Prices of agricultural commodities in Kenya follow the production cycle, peaking just before the harvest begins, and dropping during the harvest season. Maize marketing is the official responsibility of the National Cereals and Produce Board (NCPB), who sets the price of maize after the harvest is complete.
“The grain market is very disorganized,” says Richard Moruthi, a maize farmer and extension officer. “The government decides when to buy from farmers and what they are going to pay you. They may offer better prices than the middle men, but at least the middle men pay promptly.”
The need for prompt payment is a common refrain from farmers, including Phillip Gitata, a larger-scale cereal farmer near Nakuru who opts to sell his wheat, maize and oats through middle men instead of the NCPB as well.
“We can’t store the crop and need a quick return,” he says. “The brokers will also do the transportation, so we don’t have the hassle.”
transportation and storage
Transportation and storage capacity are ongoing issues, not just for the farmers, but for management of the national food supply. The NCPB and other organizations have attempted to introduce warehousing schemes for farmers, but small producers are challenged to meet minimum production requirements, and are deterred by high administrative fees.
“You don’t store maize when you have problems in the pocket,” says Moruthi, who built his own storage facilities four years ago that allow him to ride out the low end of the price cycle, and increase his profits without working through the government brokers.
While Kenya may have the land and water to be food secure, they have yet to develop domestic capacity to produce agricultural inputs like fuel, fertilizer and seed, making them vulnerable to fluctuations in the international markets. In recent years, the Kenyan government has partnered with aid organizations to subsidize fertilizer for small scale farmers – an initiative that many feel missed the target.
“More often than not the subsidized fertilizer is delivered late, and only the rich farmers can afford to buy it to keep for the next year. It’s well-intentioned, but poor stay poor, rich stay rich and it distorts the market with subsidized fertilizer,” says Owuor.
Faced with a choice between investing in inputs or feeding their families, farmers cut inputs first, adversely affecting crop yield and quality and further threatening food security.
Once harvest is complete, prices become increasingly volatile as larger producers with the capacity to store their crops, start hoarding in anticipation of better prices later in the year. While it sounds like a good business strategy for producers, in an environment where the food supply is vulnerable, it more often triggers the government to drop import tariffs and flood the market with maize from neighbouring countries.

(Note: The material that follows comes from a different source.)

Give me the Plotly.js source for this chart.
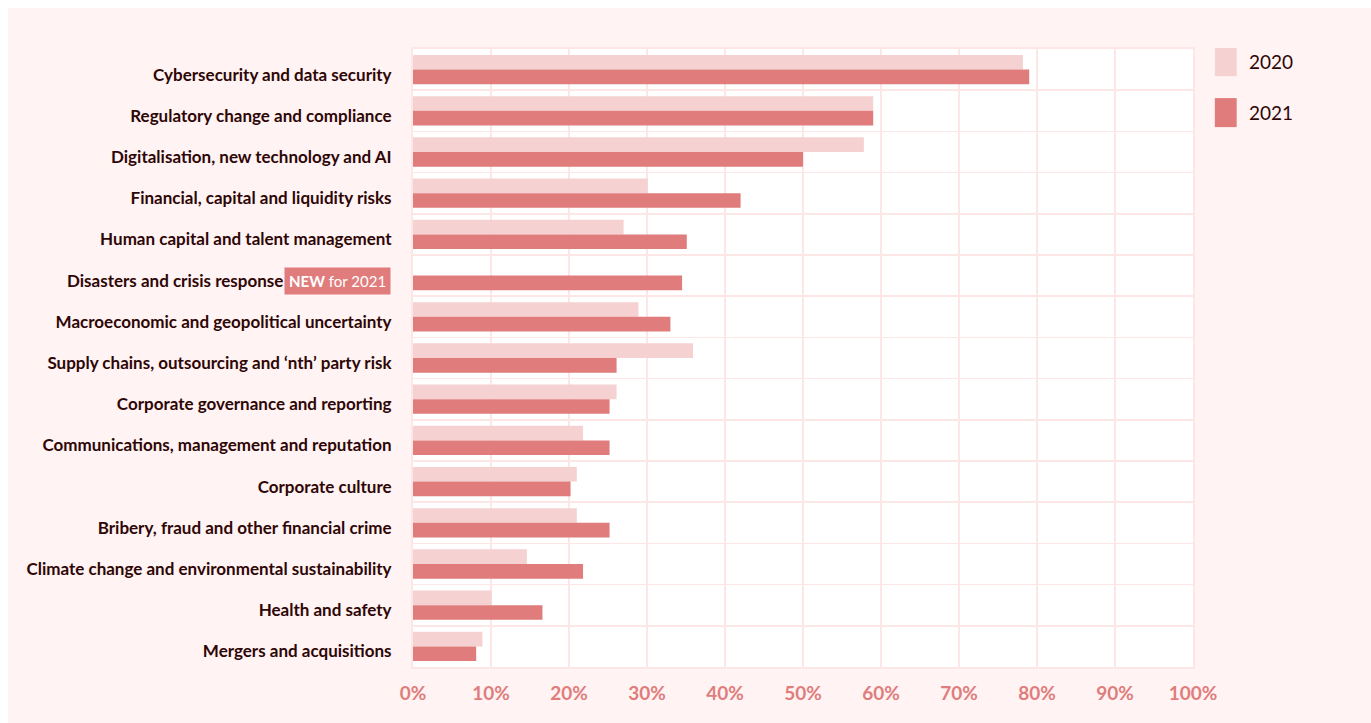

The future hangs in a very delicate balance.
For Owuor, hope rests in the development of transportation infrastructure to improve distribution and reduce local-level food disparities, the development of national oil reserves and fertilizer manufacturing capacity, and the use of communications technology to empower local farmers with real-time information about local and national markets. It is an ambitious vision, but it may be the kind of radical re-imagining needed to make progress where the usual stop-gap measures have failed.